Salesforce shares are down 26% this quarter and Adobe is down 29.7%, with Snowflake down 21% and the WCLD cloud ETF under significant pressure. Investors fear AI-driven tools could automate functions currently provided by SaaS platforms, eroding value propositions and revenue streams. Both Salesforce and Adobe have breached key moving-average supports, signaling increased downside risk and the potential for deeper corrections. Outlook is hazy—this appears to be a sector-level correction driven by AI disruption concerns, deteriorating technicals and shifting valuation metrics.

Analysis

Market repricing of SaaS is functioning more like a sector rotation than a uniform solvency event: firms with durable integration surfaces, network effects and platform economics will see LTV protected, while narrow workflow point-solutions with high renewal elasticity will face real churn and ASP compression. Mechanically, buyers shift spend from seat-based subscriptions to outcome-based AI services, converting recurring license dollars into episodic project spend and cloud compute line items — that redistributes margin to hyperscalers and GPU vendors over 6–24 months. Second-order winners are predictable: cloud infra (compute, storage, GPUs), data plumbing and identity/security where usage and telemetry increase as firms deploy AI; professional services and systems integrators will capture near-term incremental revenue migrating legacy implementations.
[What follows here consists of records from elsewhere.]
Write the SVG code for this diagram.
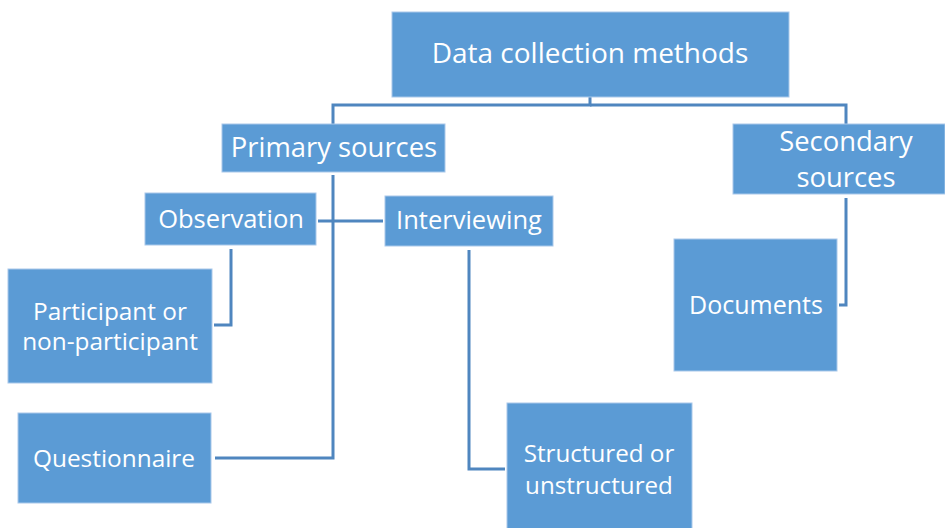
<svg xmlns="http://www.w3.org/2000/svg" width="945" height="528" viewBox="0 0 945 528">
<style>
.box{fill:#5B9BD5;stroke:#A9C8EA;stroke-width:1}
.t{fill:#fff;font-family:"Open Sans","Noto Sans",sans-serif;text-anchor:middle;dominant-baseline:central}
.c{fill:none;stroke:#4F86BF;stroke-width:3}
</style>
<rect width="945" height="528" fill="#fff"/>
<g id="connectors">
<polyline class="c" points="590,97 590,105 333,105 333,124"/>
<polyline class="c" points="590,105 846,105 846,124"/>
<polyline class="c" points="333,175 333,458 215,458"/>
<line class="c" x1="318" y1="221" x2="383" y2="221"/>
<polyline class="c" points="846,198 846,305 839,305"/>
<polyline class="c" points="231,249 231,325 214,325"/>
<polyline class="c" points="469,250 469,469 505,469"/>
</g>
<g id="n-data"><rect class="box" x="392" y="12" width="397" height="85"/><text class="t" x="590" y="52" font-size="28">Data collection methods</text></g>
<g id="n-primary"><rect class="box" x="222" y="124" width="223" height="48"/><text class="t" x="334" y="146" font-size="27.4">Primary sources</text></g>
<g id="n-secondary"><rect class="box" x="733" y="124" width="212" height="70"/><text class="t" x="846" y="140" font-size="27.4">Secondary</text><text class="t" x="846" y="176" font-size="27.4">sources</text></g>
<g id="n-observation"><rect class="box" x="145" y="193" width="171" height="52"/><text class="t" x="231" y="218" font-size="25.5">Observation</text></g>
<g id="n-interviewing"><rect class="box" x="385" y="196" width="168" height="50"/><text class="t" x="469" y="219" font-size="25.5">Interviewing</text></g>
<g id="n-participant"><rect class="box" x="8" y="269" width="204" height="114"/><text class="t" x="110" y="310" font-size="24.4">Participant or</text><text class="t" x="110" y="340" font-size="24.4">non-participant</text></g>
<g id="n-questionnaire"><rect class="box" x="18" y="413" width="193" height="90"/><text class="t" x="114" y="457" font-size="24.4">Questionnaire</text></g>
<g id="n-documents"><rect class="box" x="674" y="239" width="163" height="132"/><text class="t" x="756" y="304" font-size="25">Documents</text></g>
<g id="n-structured"><rect class="box" x="507" y="403" width="185" height="126"/><text class="t" x="599" y="452" font-size="24.2">Structured or</text><text class="t" x="599" y="484" font-size="24.2">unstructured</text></g>
</svg>
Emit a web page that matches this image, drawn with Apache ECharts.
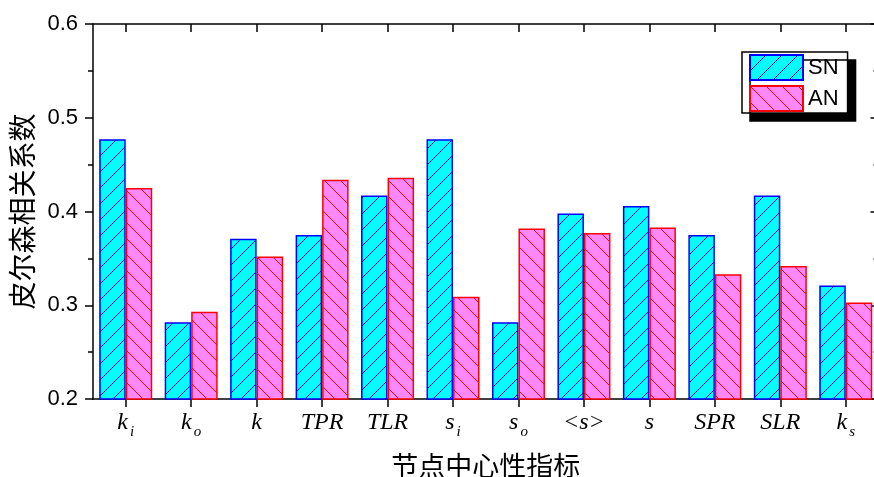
<!DOCTYPE html>
<html>
<head>
<meta charset="utf-8">
<script src="https://cdn.jsdelivr.net/npm/echarts@6/dist/echarts.min.js"></script>
<style>html,body{margin:0;padding:0;background:#fff}#c{width:874px;height:477px}</style>
</head>
<body>
<div id="c"></div>
<script>
const categories = ['k_i','k_o','k','TPR','TLR','s_i','s_o','<s>','s','SPR','SLR','k_s'];
const snValues = [0.477, 0.282, 0.371, 0.375, 0.417, 0.477, 0.282, 0.398, 0.406, 0.375, 0.417, 0.321];
const anValues = [0.425, 0.293, 0.352, 0.434, 0.436, 0.309, 0.382, 0.377, 0.383, 0.333, 0.342, 0.303];
const yMin = 0.2, yMax = 0.6, yInterval = 0.1;

function makePattern(bg, line, dir) {
  const s = 16;
  const c = document.createElement('canvas');
  c.width = s; c.height = s;
  const ctx = c.getContext('2d');
  ctx.fillStyle = bg; ctx.fillRect(0, 0, s, s);
  ctx.strokeStyle = line; ctx.lineWidth = 1;
  ctx.beginPath();
  for (const k of [-s, 0, s]) {
    if (dir === '/') { ctx.moveTo(k, s); ctx.lineTo(k + s, 0); }
    else { ctx.moveTo(k, 0); ctx.lineTo(k + s, s); }
  }
  ctx.stroke();
  return { image: c, repeat: 'repeat' };
}

const chart = echarts.init(document.getElementById('c'), null, { renderer: 'canvas' });
const serif = '"Liberation Serif","Times New Roman",serif';
const sans = '"Liberation Sans",Arial,sans-serif';
const cjk = '"Noto Sans CJK SC",sans-serif';

const option = {
  animation: false,
  backgroundColor: '#fff',
  grid: { left: 93, top: 24, width: 785.5, height: 375, containLabel: false, outerBoundsMode: 'none' },
  legend: {
    orient: 'vertical', left: 742, top: 52,
    padding: [2, 9, 1, 7], itemGap: 4, itemWidth: 53, itemHeight: 25,
    icon: 'rect',
    backgroundColor: '#fff', borderColor: '#000', borderWidth: 1.5, borderRadius: 0,
    shadowColor: '#000', shadowBlur: 0, shadowOffsetX: 8, shadowOffsetY: 8,
    textStyle: { fontFamily: sans, fontSize: 22, color: '#000' },
    data: ['SN', 'AN']
  },
  xAxis: [{
    type: 'category', data: categories, position: 'bottom',
    name: '节点中心性指标', nameLocation: 'middle', nameGap: 53,
    nameTextStyle: { fontFamily: cjk, fontSize: 27, color: '#000' },
    axisLine: { lineStyle: { color: '#000', width: 1.5 } },
    axisTick: { show: true, alignWithLabel: true, inside: false, length: 8, lineStyle: { color: '#000', width: 1.5 } },
    axisLabel: {
      margin: 12, interval: 0, color: '#000',
      formatter: function (v) {
        const p = v.split('_');
        return p.length > 1 ? '{m|' + p[0] + '}{s|' + p[1] + '}' : '{m|' + v + '}';
      },
      rich: {
        m: { fontFamily: serif, fontStyle: 'italic', fontSize: 24, lineHeight: 24, verticalAlign: 'top', color: '#000' },
        s: { fontFamily: serif, fontStyle: 'italic', fontSize: 15, lineHeight: 15, padding: [14, 0, 0, 2], verticalAlign: 'top', color: '#000' }
      }
    },
    splitLine: { show: false }
  }, {
    type: 'category', data: categories, position: 'top',
    axisLine: { lineStyle: { color: '#000', width: 1.5 } },
    axisTick: { show: true, alignWithLabel: true, inside: true, length: 8, lineStyle: { color: '#000', width: 1.5 } },
    axisLabel: { show: false }, splitLine: { show: false }
  }],
  yAxis: [{
    type: 'value', min: yMin, max: yMax, interval: yInterval, position: 'left',
    name: '皮尔森相关系数', nameLocation: 'middle', nameGap: 57, nameRotate: 90,
    nameTextStyle: { fontFamily: cjk, fontSize: 28, color: '#000' },
    axisLine: { show: true, lineStyle: { color: '#000', width: 1.5 } },
    axisTick: { show: true, inside: false, length: 8, lineStyle: { color: '#000', width: 1.5 } },
    minorTick: { show: true, splitNumber: 2, length: 5, lineStyle: { color: '#000', width: 1.5 } },
    axisLabel: { margin: 15, fontFamily: sans, fontSize: 22, color: '#000', formatter: v => v.toFixed(1) },
    splitLine: { show: false }
  }, {
    type: 'value', min: yMin, max: yMax, interval: yInterval, position: 'right',
    axisLine: { show: true, lineStyle: { color: '#000', width: 1.5 } },
    axisTick: { show: true, inside: true, length: 8, lineStyle: { color: '#000', width: 1.5 } },
    minorTick: { show: true, splitNumber: 2, length: 5, lineStyle: { color: '#000', width: 1.5 } },
    axisLabel: { show: false }, splitLine: { show: false }
  }],
  series: [{
    name: 'SN', type: 'bar', data: snValues, barWidth: 26.5, barGap: '0%',
    itemStyle: { color: makePattern('#00FFFF', '#0000FF', '/'), borderColor: '#0000FF', borderWidth: 1.5 }
  }, {
    name: 'AN', type: 'bar', data: anValues, barWidth: 26.5, barGap: '0%',
    itemStyle: { color: makePattern('#FF88FF', '#FF0000', '\\'), borderColor: '#FF0000', borderWidth: 1.5 }
  }]
};
chart.setOption(option);
</script>
</body>
</html>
Losers include add-on modules that monetize manual workflows and incremental developer tools where generative AI subsumes human labor — this will shrink renewal baskets and hit accrual-based bookings over the next 2–8 quarters. Key catalysts to watch are enterprise guidance updates (next 1–3 quarters), cadence of paid AI feature rollouts, and hyperscaler capex signals; these will determine whether multiple compression is permanent or a short-term de-rating. Tail risks include rapid monetization of AI features (which would reverse the trade), aggressive enterprise lock-ins via data contracts that raise switching costs, and sudden GPU supply shocks that reroute capex dynamics. The consensus overlooks asymmetric re-pricing: platform incumbents can repackage value (premium AI tiers, content marketplaces, vertical AI modules) to sustain margins, meaning the current sell-off may be overstated for the top-of-stack franchised assets. Flip signals are clear — sustained organic ARR growth >8% and stable net retention in two consecutive quarters should be treated as a catalyst to trim shorts and redeploy into selective long exposure.